The Papers of Jefferson Davis, with editor Lynda L. Crist have been compiled by and are stored at Rice University, Houston, Texas. From these, I pulled a very interesting time line on the life of Jefferson Davis, first and only President of the Confederate States of America.
There are some things I had not known, for instance that Jefferson Davis accepted the nomination for Mississippi governor and resigned his U.S. Senate seat in 1851 to run.
Other items of interest regarding the life of this famous icon of the South. Davis was baptized and confirmed in the Episcopal faith at St. Paul’s Church in Richmond, May 6, 1862, approximately one year after the start of the War Between the States.
Released from prison in 1867, Davis became a vestryman at St. Lazarus Episcopal Church in Memphis in 1870, having moved to that city in 1869 to take the position of President of the Carolina Life Insurance Company.
Son Billy died of diphtheria at his parents’ home in Memphis in 1872, the third son to die. Samuel had died at age 2 in 1854, and Joe had died in an accident in Richmond in 1864. Later Jeff Jr. was to die in Memphis of yellow fever in 1878. Youngest daughter Winnie died September 18, 1898 of malarial gastritis while visiting Rhode Island.
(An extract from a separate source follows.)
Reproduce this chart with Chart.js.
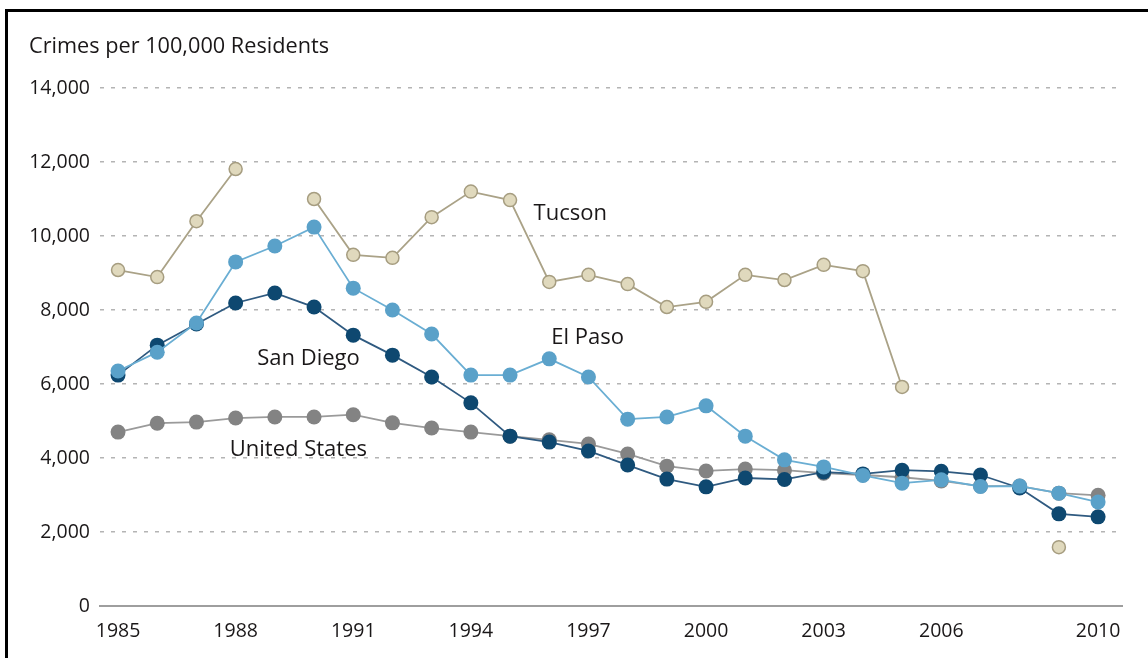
<!DOCTYPE html>
<html>
<head>
<meta charset="utf-8">
<script src="https://cdn.jsdelivr.net/npm/chart.js@4/dist/chart.umd.min.js"></script>
<style>
  html, body { margin: 0; padding: 0; background: #fff; overflow: hidden; }
  #frame { position: absolute; left: 5px; top: 9px; width: 1300px; height: 800px;
           border-left: 3px solid #000; border-top: 3px solid #000; }
  canvas { position: absolute; left: 0; top: 0; }
</style>
</head>
<body>
<div id="frame"></div>
<canvas id="crime" width="1148" height="658"></canvas>
<script>
const years = [1985, 1986, 1987, 1988, 1989, 1990, 1991, 1992, 1993, 1994, 1995, 1996, 1997,
  1998, 1999, 2000, 2001, 2002, 2003, 2004, 2005, 2006, 2007, 2008, 2009, 2010];

const tucson = [9080, 8890, 10400, 11810, null, 11000, 9490, 9410, 10510, 11200, 10970, 8760, 8950,
  8700, 8080, 8220, 8950, 8810, 9220, 9050, 5920, null, null, null, 1590, null];
const elPaso = [6350, 6860, 7650, 9300, 9730, 10240, 8590, 8000, 7350, 6240, 6240, 6680, 6190,
  5050, 5110, 5410, 4590, 3950, 3760, 3530, 3320, 3410, 3230, 3240, 3050, 2810];
const sanDiego = [6240, 7050, 7620, 8190, 8460, 8080, 7320, 6780, 6190, 5490, 4590, 4430, 4190,
  3810, 3430, 3220, 3460, 3420, 3620, 3570, 3670, 3640, 3540, 3190, 2490, 2410];
const unitedStates = [4700, 4940, 4970, 5080, 5110, 5110, 5170, 4950, 4810, 4700, 4590, 4490, 4380,
  4110, 3780, 3650, 3700, 3670, 3590, 3540, 3480, 3380, 3240, 3240, 3050, 2990];

const xTicks = [1985, 1988, 1991, 1994, 1997, 2000, 2003, 2006, 2010];
const yTicks = [0, 2000, 4000, 6000, 8000, 10000, 12000, 14000];

// series name labels, anchored at [year, value] of their left baseline
const seriesLabels = [
  { text: 'Tucson', x: 1995.6, y: 10430 },
  { text: 'El Paso', x: 1996.05, y: 7080 },
  { text: 'San Diego', x: 1988.55, y: 6520 },
  { text: 'United States', x: 1987.85, y: 4060 }
];

const FONT = '"Open Sans", "Liberation Sans", sans-serif';
const pts = vals => years.map((yr, i) => ({ x: yr, y: vals[i] }));

const textPlugin = {
  id: 'texts',
  afterDraw(chart) {
    const { ctx, scales: { x, y } } = chart;
    ctx.save();
    ctx.fillStyle = '#1a1718';
    ctx.textBaseline = 'alphabetic';
    ctx.textAlign = 'left';
    ctx.font = '21.7px ' + FONT;
    ctx.fillText('Crimes per 100,000 Residents', 29, 53);
    ctx.font = '22px ' + FONT;
    seriesLabels.forEach(l => {
      ctx.fillText(l.text, x.getPixelForValue(l.x), y.getPixelForValue(l.y));
    });
    ctx.restore();
  }
};

new Chart(document.getElementById('crime'), {
  type: 'line',
  data: {
    datasets: [
      {
        label: 'El Paso', data: pts(elPaso),
        borderColor: '#6aaed3', backgroundColor: '#5aa1c9', pointBorderColor: '#5aa1c9',
        borderWidth: 1.8, pointRadius: 7.5, pointBorderWidth: 0
      },
      {
        label: 'San Diego', data: pts(sanDiego),
        borderColor: '#2f5a80', backgroundColor: '#0e4870', pointBorderColor: '#0e4870',
        borderWidth: 1.8, pointRadius: 7.5, pointBorderWidth: 0
      },
      {
        label: 'United States', data: pts(unitedStates),
        borderColor: '#9a9a9a', backgroundColor: '#838383', pointBorderColor: '#838383',
        borderWidth: 1.8, pointRadius: 7.5, pointBorderWidth: 0
      },
      {
        label: 'Tucson', data: pts(tucson),
        borderColor: '#aaa287', backgroundColor: '#e0d9bd', pointBorderColor: '#a69d80',
        borderWidth: 1.8, pointRadius: 6.5, pointBorderWidth: 1.5
      }
    ]
  },
  options: {
    responsive: false,
    animation: false,
    spanGaps: false,
    layout: { padding: { top: 88, right: 26, left: 0, bottom: 0 } },
    plugins: { legend: { display: false }, tooltip: { enabled: false } },
    scales: {
      x: {
        type: 'linear',
        min: 1984.54,
        max: 2010.61,
        afterBuildTicks: s => { s.ticks = xTicks.map(v => ({ value: v })); },
        afterFit: s => { s.height = 52; },
        grid: { display: false },
        border: { display: true, color: '#9e9e9e', width: 2 },
        ticks: {
          color: '#1a1718', font: { family: FONT, size: 19.5 }, padding: 6,
          maxRotation: 0, autoSkip: false, callback: v => String(v)
        }
      },
      y: {
        min: 0,
        max: 14000,
        afterBuildTicks: s => { s.ticks = yTicks.map(v => ({ value: v })); },
        afterFit: s => { s.width = 100; },
        grid: {
          drawTicks: false,
          lineWidth: 1.6,
          color: c => (c.tick && c.tick.value === 0) ? 'rgba(0,0,0,0)' : '#b4b4b4'
        },
        border: { display: false, dash: [4, 7] },
        ticks: {
          color: '#1a1718', font: { family: FONT, size: 19.5 }, padding: 10,
          callback: v => v.toLocaleString('en-US')
        }
      }
    }
  },
  plugins: [textPlugin]
});
</script>
</body>
</html>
The oldest daughter Margaret married Joel Addison Hayes, Jr. at the St. Lazarus Episcopal Church in Memphis on New Year’s day of 1876. Margaret and Joel’s first child, Jefferson Davis Hayes was born March 22, 1877 but died of cholera at his parent’s home in June of the same year. Margaret and Joel had four more children, Varina Davis Hayes in 1879, Lucy White Hayes, in 1882, Jefferson Addison Hayes in 1884 and William Davis Hayes in 1889.
The President died in New Orleans, Louisiana on December 6, 1889 and was temporarily buried in New Orleans on December 11. His final burial was in Hollywood Cemetery, Richmond, Virginia in 1893, after a 21-gun salute. Seventy-five thousand people witnessed the procession to the cemetery.
On October 17, 1978 U.S. President Jimmy Carter signed a bill to restore citizenship to Jefferson Davis which passed the U.S. Congress without a dissenting vote.